Followers of the Austrian School have been extremely successful at anticipating major economic events like the Great Depression and the Housing Bubble.
- Monetary Policy - The Starting Point
- Macro Orientation - Most Important today
- Top-Down
- Understanding that central bankers & politicians cannot control the dynamics of inflation.
It is important to realize that radical monetary interventions will not lead to self-sustained recovery but to further turmoil in the financial markets.
Austrian Investing Requires Proprietary Inflation Indicators
Understanding the Monetary Tectonic forces of Inflation and Deflation is critical to investment success. As such Incrementum LI uses their "Incrementum Inflation Signal Indicator". Since August it has been signalling massive Disinflation / Deflation which has shifted their portfolio allocations.
Private Investors should watch the Gold-Silver Ratio closely.
Incrementum believes we presently have a "Bull market in Greed and a Bear Market in Fear" which will resolve itself with Gold being one of the big winner and moving to $2300 US/Oz.
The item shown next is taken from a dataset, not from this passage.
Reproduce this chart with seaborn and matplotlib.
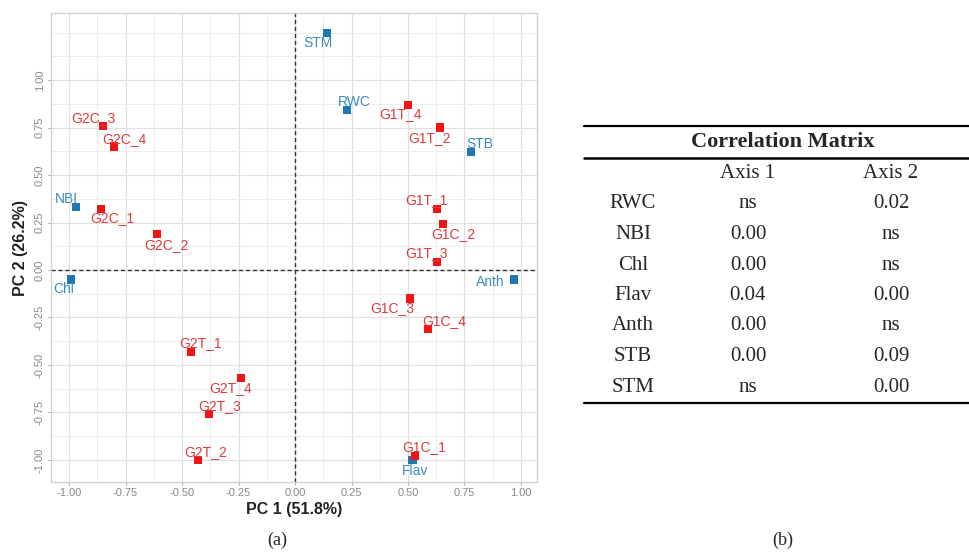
import numpy as np
import pandas as pd
import matplotlib
matplotlib.use("Agg")
import matplotlib.pyplot as plt
import seaborn as sns

# PCA biplot data
names = ["STM", "RWC", "STB", "NBI", "Chl", "Anth", "Flav",
         "G1T_4", "G1T_2", "G1T_1", "G1C_2", "G1T_3", "G1C_3", "G1C_4", "G1C_1",
         "G2C_3", "G2C_4", "G2C_1", "G2C_2", "G2T_1", "G2T_4", "G2T_3", "G2T_2"]
pc1 = [0.14, 0.23, 0.78, -0.97, -0.99, 0.97, 0.52,
       0.50, 0.64, 0.63, 0.655, 0.63, 0.51, 0.59, 0.53,
       -0.85, -0.80, -0.86, -0.61, -0.46, -0.24, -0.38, -0.43]
pc2 = [1.25, 0.84, 0.62, 0.33, -0.05, -0.05, -1.00,
       0.87, 0.75, 0.32, 0.24, 0.04, -0.15, -0.31, -0.98,
       0.76, 0.65, 0.32, 0.19, -0.43, -0.57, -0.76, -1.00]
kind = ["var"] * 7 + ["ind"] * 16

# correlation matrix table
table_title = "Correlation Matrix"
table_cols = ["Axis 1", "Axis 2"]
table_rows = ["RWC", "NBI", "Chl", "Flav", "Anth", "STB", "STM"]
axis1_vals = ["ns", "0.00", "0.00", "0.04", "0.00", "0.00", "ns"]
axis2_vals = ["0.02", "ns", "ns", "0.00", "ns", "0.09", "0.00"]

# label offsets in pixels (dx right, dy down), mimicking ggrepel placement
label_offsets = {
    "STM": (-9, 10), "RWC": (7, -8), "STB": (9, -8), "NBI": (-9, -8),
    "Chl": (-8, 9), "Anth": (-24, 2), "Flav": (3, 11),
    "G1T_4": (-7, 9), "G1T_2": (-10, 10), "G1T_1": (-11, -9), "G1C_2": (10, 10),
    "G1T_3": (-11, -9), "G1C_3": (-18, 10), "G1C_4": (16, -8), "G1C_1": (9, -9),
    "G2C_3": (-10, -8), "G2C_4": (10, -8), "G2C_1": (12, 9), "G2C_2": (9, 11),
    "G2T_1": (9, -9), "G2T_4": (-10, 10), "G2T_3": (10, -8), "G2T_2": (8, -8),
}

point_colors = {"var": "#1f78b4", "ind": "#f01414"}
text_colors = {"var": "#3a8dbb", "ind": "#dc3c3c"}

sns.set_theme(style="white")
plt.rcParams["font.family"] = ["Liberation Sans", "DejaVu Sans"]

df = pd.DataFrame({"name": names, "PC1": pc1, "PC2": pc2, "kind": kind})

fig = plt.figure(figsize=(9.7, 5.58), dpi=100)
ax = fig.add_axes([51 / 970, 1 - 482 / 558, (537 - 51) / 970, (482 - 13) / 558])

# grid
ax.set_xlim(-1.08, 1.071)
ax.set_ylim(-1.116, 1.353)
major = np.arange(-1.0, 1.01, 0.25)
minor = np.arange(-1.0, 1.26, 0.125)
ax.set_xticks(major)
ax.set_yticks(major)
ax.set_xticks(minor[minor <= 1.0], minor=True)
ax.set_yticks(minor, minor=True)
ax.grid(True, which="major", color="#e0e0e0", linewidth=0.9)
ax.grid(True, which="minor", color="#ececec", linewidth=0.7)
ax.set_axisbelow(True)
for s in ax.spines.values():
    s.set_color("#cfcfcf")
    s.set_linewidth(0.9)

ax.axhline(0, color="#333333", linestyle=(0, (3, 2)), linewidth=1.0, zorder=2)
ax.axvline(0, color="#333333", linestyle=(0, (3, 2)), linewidth=1.0, zorder=2)

sns.scatterplot(data=df, x="PC1", y="PC2", hue="kind", palette=point_colors,
                marker="s", s=34, linewidth=0, legend=False, ax=ax, zorder=3)

for _, row in df.iterrows():
    dx, dy = label_offsets[row["name"]]
    ax.annotate(row["name"], (row["PC1"], row["PC2"]), xytext=(dx, -dy),
                textcoords="offset pixels", ha="center", va="center",
                fontsize=10, color=text_colors[row["kind"]], zorder=4)

ax.set_xticklabels([f"{v:.2f}" for v in major])
ax.set_yticklabels([f"{v:.2f}" for v in major])
ax.tick_params(axis="both", which="major", length=2.5, width=0.8, color="#aaaaaa",
               labelsize=8, labelcolor="#888888", pad=2, bottom=True, left=True)
ax.tick_params(axis="both", which="minor", length=0)
for lab in ax.get_yticklabels():
    lab.set_rotation(90)
    lab.set_va("center")

ax.set_xlabel("PC 1 (51.8%)", fontsize=11.5, fontweight="bold", color="#222222", labelpad=3)
ax.set_ylabel("PC 2 (26.2%)", fontsize=11.5, fontweight="bold", color="#222222", labelpad=5)

# panel labels
serif = ["Liberation Serif", "DejaVu Serif"]
fig.text(277 / 970, 1 - 540 / 558, "(a)", ha="center", va="center", fontsize=13, family=serif)
fig.text(783 / 970, 1 - 540 / 558, "(b)", ha="center", va="center", fontsize=13, family=serif)

# table (b) drawn on an overlay axes in pixel coordinates
tab = fig.add_axes([0, 0, 1, 1], facecolor="none")
tab.set_xlim(0, 970)
tab.set_ylim(558, 0)
tab.axis("off")

tab.plot([584, 970], [126, 126], color="black", linewidth=1.6)
tab.plot([584, 970], [158, 158], color="black", linewidth=1.8)
tab.plot([584, 970], [403, 403], color="black", linewidth=1.6)

tab.text(783, 142, table_title, ha="center", va="center", fontsize=16,
         fontweight="bold", family=serif)
col_x = [748, 891]
for cx, c in zip(col_x, table_cols):
    tab.text(cx, 173, c, ha="center", va="center", fontsize=15, family=serif)

row_y = 204
for i, r in enumerate(table_rows):
    y = row_y + i * 30.5
    tab.text(633, y, r, ha="center", va="center", fontsize=15, family=serif)
    tab.text(col_x[0], y, axis1_vals[i], ha="center", va="center", fontsize=15, family=serif)
    tab.text(col_x[1], y, axis2_vals[i], ha="center", va="center", fontsize=15, family=serif)

fig.savefig("out.png", dpi=100)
The recent weakness in Gold is due to:
- Disinflation and rising real interest rates,
- Partly declining money supply (especially in the ECB),
- Very weak commodity prices,
- Record high short positions,
- Rising opportunity cost of owning gold due to the rally in equities,
- Tightening credit standards,
- Increasingly negative analyst opinions,
- Firmer US$ based on confidence in the US Economic outlook,
- A high level of conviction in the ability of central bankers to "get it right".
Most, if not all, of these false premises or signals will soon begin cyclically reversing.